Use of rapid reduced electric field switching to enhance compound specificity for proton transfer reaction-mass spectrometry
Research output: Contribution to journal › Article › peer-review
- Kore Technology Ltd , Cambridgeshire Business Park, Ely, Cambridgeshire CB7 4EA, U.K.
- Defence Science and Technology Laboratory
The high sensitivity of proton transfer reaction-mass spectrometry (PTR-MS) makes it a suitable analytical tool for detecting trace compounds. Its specificity is primarily determined by the accuracy of identifying the m/ z of the product ions specific to a particular compound. However, specificity can be enhanced by changing the product ions (concentrations and types) through modifying the reduced electric field.
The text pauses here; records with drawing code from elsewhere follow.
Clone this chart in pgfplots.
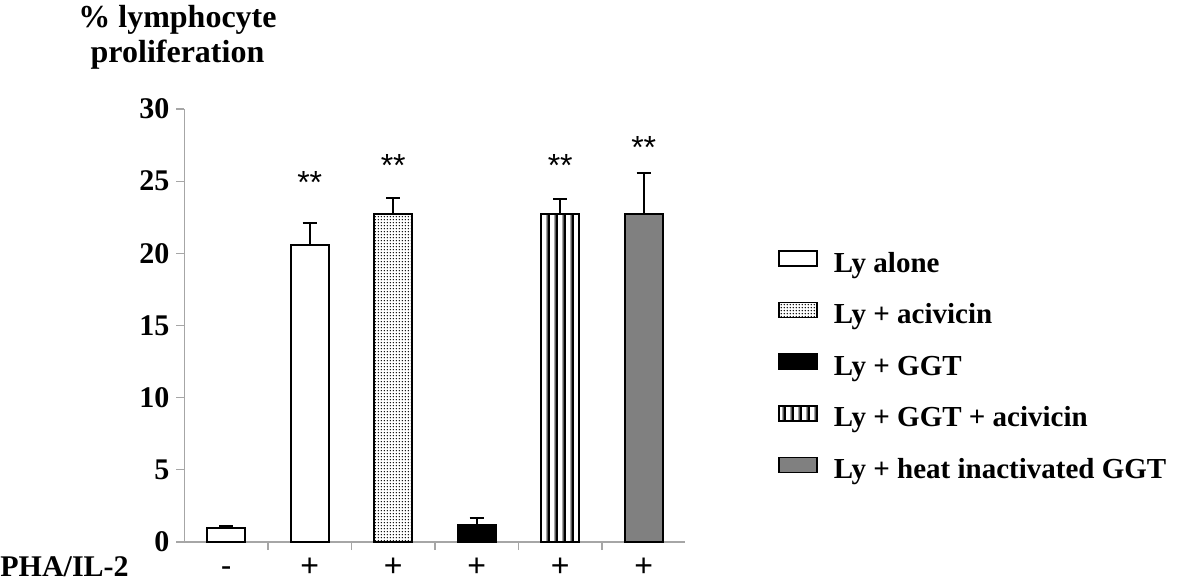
\documentclass[border=0pt]{standalone}
\usepackage{fontspec}
\setmainfont{Liberation Serif}
\setsansfont{Liberation Sans}
\usepackage{pgfplots}
\pgfplotsset{compat=1.18}
\usetikzlibrary{patterns}

% fine dot fill and thick vertical stripes
\pgfdeclarepatternformonly{fine dots}{\pgfqpoint{0pt}{0pt}}{\pgfqpoint{1.6pt}{1.6pt}}{\pgfqpoint{1.6pt}{1.6pt}}%
  {\pgfpathcircle{\pgfqpoint{0.8pt}{0.8pt}}{0.45pt}\pgfusepath{fill}}
\pgfdeclarepatternformonly{thick vlines}{\pgfqpoint{0pt}{0pt}}{\pgfqpoint{3.8pt}{2pt}}{\pgfqpoint{3.8pt}{2pt}}%
  {\pgfsetlinewidth{1.35pt}\pgfpathmoveto{\pgfqpoint{0.825pt}{-0.5pt}}\pgfpathlineto{\pgfqpoint{0.825pt}{2.5pt}}%
   \pgfpathmoveto{\pgfqpoint{4.625pt}{-0.5pt}}\pgfpathlineto{\pgfqpoint{4.625pt}{2.5pt}}%
   \pgfpathmoveto{\pgfqpoint{-2.975pt}{-0.5pt}}\pgfpathlineto{\pgfqpoint{-2.975pt}{2.5pt}}\pgfusepath{stroke}}

\pgfplotsset{
  mybar/.style={ybar, bar width=19pt, bar shift=0pt, draw=black, line width=1pt,
    error bars/y dir=plus, error bars/y explicit,
    error bars/error mark=|,
    error bars/error bar style={line width=1pt, black},
    error bars/error mark options={line width=1pt, mark size=3.5pt, black}},
}
\newcommand{\legbox}[1]{\addlegendimage{legend image code/.code={\draw[black, line width=0.8pt, #1] (0pt,-0.4pt) rectangle (19pt,7.1pt);}}}

\begin{document}
\begin{tikzpicture}
\path[use as bounding box] (-92.25pt,-19pt) rectangle (507.75pt,271pt);
\begin{axis}[
    at={(0,0)}, anchor=south west,
    scale only axis,
    width=250.5pt, height=216.5pt,
    ybar,
    xmin=-0.5, xmax=5.5,
    ymin=0, ymax=30,
    ytick={0,5,...,30},
    xtick={0.5,1.5,...,4.5},
    xticklabels={},
    extra x ticks={0,1,2,3,4,5},
    extra x tick labels={-,+,+,+,+,+},
    extra x tick style={major tick length=0pt,
      xticklabel style={anchor=base, yshift=-17pt, inner sep=0pt, font=\sffamily\fontsize{16}{16}\selectfont}},
    axis lines*=left,
    axis line style={gray!70, line width=0.6pt},
    tick style={gray!70, line width=0.6pt},
    tick align=outside,
    major tick length=4pt,
    yticklabel style={font=\bfseries\fontsize{15}{15}\selectfont},
    /pgf/number format/assume math mode=true,
    clip=false,
    legend cell align=left,
    legend style={draw=none, fill=none, inner sep=0pt,
      at={(1.1846,0.675)}, anchor=north west,
      row sep=11.8pt, column sep=8pt,
      font=\bfseries\fontsize{14.5}{14.5}\selectfont,
      nodes={inner sep=0pt, text height=10pt, text depth=3pt}},
]
\addplot[mybar, fill=white, forget plot] coordinates {(0,1.0) +- (0,0.1)};
\addplot[mybar, fill=white, forget plot] coordinates {(1,20.6) +- (0,1.5)};
\addplot[mybar, pattern=fine dots, pattern color=black, forget plot] coordinates {(2,22.7) +- (0,1.15)};
\addplot[mybar, fill=black, forget plot] coordinates {(3,1.2) +- (0,0.45)};
\addplot[mybar, pattern=thick vlines, pattern color=black, forget plot] coordinates {(4,22.7) +- (0,1.05)};
\addplot[mybar, fill=gray, forget plot] coordinates {(5,22.7) +- (0,2.9)};

\legbox{fill=white}
\addlegendentry{Ly alone}
\legbox{pattern=fine dots}
\addlegendentry{Ly + acivicin}
\legbox{fill=black}
\addlegendentry{Ly + GGT}
\legbox{pattern=thick vlines}
\addlegendentry{Ly + GGT + acivicin}
\legbox{fill=gray}
\addlegendentry{Ly + heat inactivated GGT}

\node[font=\sffamily\fontsize{16}{16}\selectfont] at (axis cs:1,24.9) {**};
\node[font=\sffamily\fontsize{16}{16}\selectfont] at (axis cs:2,26.1) {**};
\node[font=\sffamily\fontsize{16}{16}\selectfont] at (axis cs:4,26.1) {**};
\node[font=\sffamily\fontsize{16}{16}\selectfont] at (axis cs:5,27.3) {**};
\end{axis}
\node[anchor=base, font=\bfseries\fontsize{16}{16}\selectfont] at (-3.5pt,257.5pt) {\% lymphocyte};
\node[anchor=base, font=\bfseries\fontsize{16}{16}\selectfont] at (-3.5pt,240pt) {proliferation};
\node[anchor=base west, inner sep=0pt, font=\bfseries\fontsize{15}{15}\selectfont] at (-92.25pt,-17pt) {PHA/IL-2};
\end{tikzpicture}
\end{document}
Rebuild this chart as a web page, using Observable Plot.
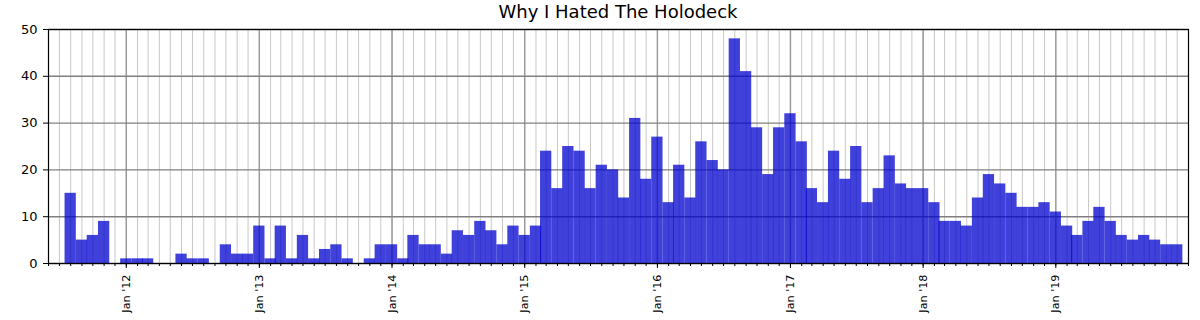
<!DOCTYPE html>
<html>
<head>
<meta charset="utf-8">
<script src="https://cdn.jsdelivr.net/npm/d3@7"></script>
<script src="https://cdn.jsdelivr.net/npm/@observablehq/plot@0.6"></script>
<style>
  html, body { margin: 0; padding: 0; background: white; }
  #wrap { position: relative; width: 1200px; height: 320px; }
  #title { position: absolute; left: 48px; width: 1140px; top: 0; height: 24px; text-align: center;
           font-family: "DejaVu Sans", sans-serif; font-size: 18px; line-height: 24px; color: black; }
  #chart svg { display: block; }
</style>
</head>
<body>
<div id="wrap">
<div id="chart"></div>
<div id="title">Why I Hated The Holodeck</div>
</div>
<script>
const months = [
  "2011-08","2011-09","2011-10","2011-11","2011-12",
  "2012-01","2012-02","2012-03","2012-04","2012-05","2012-06","2012-07","2012-08","2012-09","2012-10","2012-11","2012-12",
  "2013-01","2013-02","2013-03","2013-04","2013-05","2013-06","2013-07","2013-08","2013-09","2013-10","2013-11","2013-12",
  "2014-01","2014-02","2014-03","2014-04","2014-05","2014-06","2014-07","2014-08","2014-09","2014-10","2014-11","2014-12",
  "2015-01","2015-02","2015-03","2015-04","2015-05","2015-06","2015-07","2015-08","2015-09","2015-10","2015-11","2015-12",
  "2016-01","2016-02","2016-03","2016-04","2016-05","2016-06","2016-07","2016-08","2016-09","2016-10","2016-11","2016-12",
  "2017-01","2017-02","2017-03","2017-04","2017-05","2017-06","2017-07","2017-08","2017-09","2017-10","2017-11","2017-12",
  "2018-01","2018-02","2018-03","2018-04","2018-05","2018-06","2018-07","2018-08","2018-09","2018-10","2018-11","2018-12",
  "2019-01","2019-02","2019-03","2019-04","2019-05","2019-06","2019-07","2019-08","2019-09","2019-10","2019-11","2019-12"
];
const counts = [
  15, 5, 6, 9, 0,
  1, 1, 1, 0, 0, 2, 1, 1, 0, 4, 2, 2,
  8, 1, 8, 1, 6, 1, 3, 4, 1, 0, 1, 4,
  4, 1, 6, 4, 4, 2, 7, 6, 9, 7, 4, 8,
  6, 8, 24, 16, 25, 24, 16, 21, 20, 14, 31, 18,
  27, 13, 21, 14, 26, 22, 20, 48, 41, 29, 19, 29,
  32, 26, 16, 13, 24, 18, 25, 13, 16, 23, 17, 16,
  16, 13, 9, 9, 8, 14, 19, 17, 15, 12, 12, 13,
  11, 8, 6, 9, 12, 9, 6, 5, 6, 5, 4, 4
];
const xDomain = ["2011-06-01", "2020-01-01"];
const xTickDates = ["2012-01-01","2013-01-01","2014-01-01","2015-01-01","2016-01-01","2017-01-01","2018-01-01","2019-01-01"];
const xTickLabels = ["Jan '12","Jan '13","Jan '14","Jan '15","Jan '16","Jan '17","Jan '18","Jan '19"];
const yTicks = [0, 10, 20, 30, 40, 50];

const parseMonth = d3.utcParse("%Y-%m");
const parseDay = d3.utcParse("%Y-%m-%d");
const data = months.map((m, i) => ({date: parseMonth(m), count: counts[i]}));
const domain = xDomain.map(parseDay);
const majorDates = xTickDates.map(parseDay);
const labelOf = new Map(majorDates.map((d, i) => [+d, xTickLabels[i]]));
const minorMonths = d3.utcMonth.range(domain[0], d3.utcDay.offset(domain[1], 1));

const chart = Plot.plot({
  width: 1200,
  height: 320,
  marginLeft: 48,
  marginRight: 12,
  marginTop: 29,
  marginBottom: 57,
  style: {fontFamily: "DejaVu Sans, sans-serif", fontSize: "13px", background: "white", color: "black"},
  x: {type: "utc", domain},
  y: {domain: [0, 50]},
  marks: [
    Plot.gridX(minorMonths, {stroke: "#c8c8c8", strokeOpacity: 1, strokeWidth: 1}),
    Plot.gridX(majorDates, {stroke: "#999999", strokeOpacity: 1, strokeWidth: 1.4}),
    Plot.gridY(yTicks, {stroke: "#808080", strokeOpacity: 1, strokeWidth: 1.4}),
    Plot.rectY(data, {
      x1: d => d3.utcHour.offset(d.date, -372),
      x2: d => d3.utcHour.offset(d.date, 372),
      y: "count",
      fill: "mediumblue",
      fillOpacity: 0.75
    }),
    Plot.frame({stroke: "black", strokeWidth: 1.2}),
    Plot.axisY(yTicks, {tickSize: 5, tickPadding: 6, label: null, fontSize: 13, tickFormat: d => String(d)}),
    Plot.axisX(minorMonths, {tickSize: 3, tickFormat: () => "", label: null}),
    Plot.axisX(majorDates, {tickSize: 5, tickPadding: 6, tickRotate: -90, label: null, fontSize: 11.2,
      tickFormat: d => labelOf.get(+d)})
  ]
});
document.getElementById("chart").append(chart);
</script>
</body>
</html>
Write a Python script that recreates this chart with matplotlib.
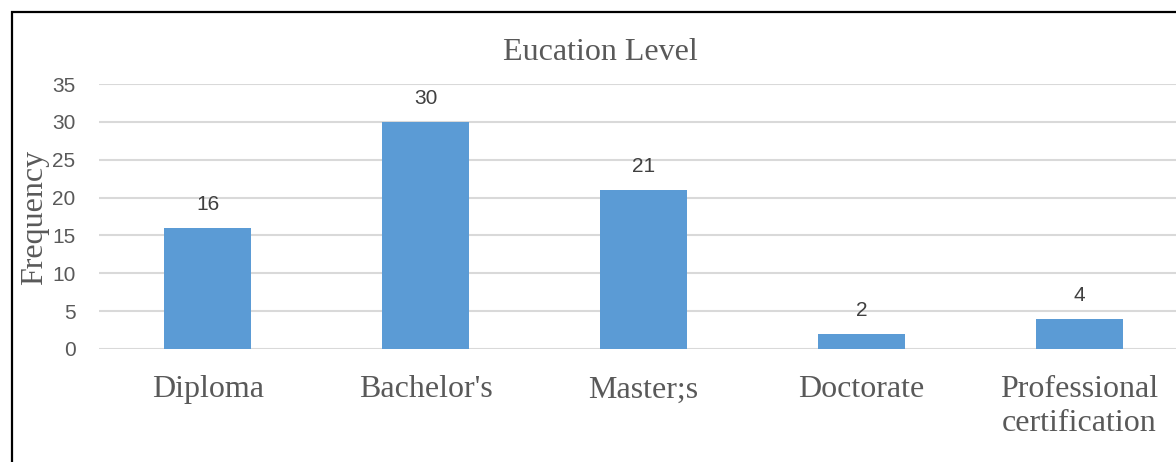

For current PTR-MS systems, this is not possible for trace compounds that would only be present in the reaction chamber of a PTR-MS for a short time (seconds). For such circumstances, it is necessary to change the reduce electric field swiftly if specificity enhancements are to be achieved. In this paper we demonstrate such a novel approach, which permits any compound that may only be present in the drift tube for seconds to be thoroughly investigated. Specifically, we have developed hardware and software which permits the reaction region's voltages to be rapidly switched at a frequency of 0.1-5 Hz. We show how this technique can be used to provide a higher confidence in the identification of compounds than is possible by keeping to one reduced electric field value through illustrating the detection of explosives. Although demonstrated for homeland security applications, this new technique has applications in other analytical areas and disciplines where rapid changes in a compound's concentration can occur, for example, in the Earth's atmosphere, plant emissions and in breath. Importantly, this adaptation provides a method for improved selectivity without expensive instrumental changes or the need for high mass resolution instruments.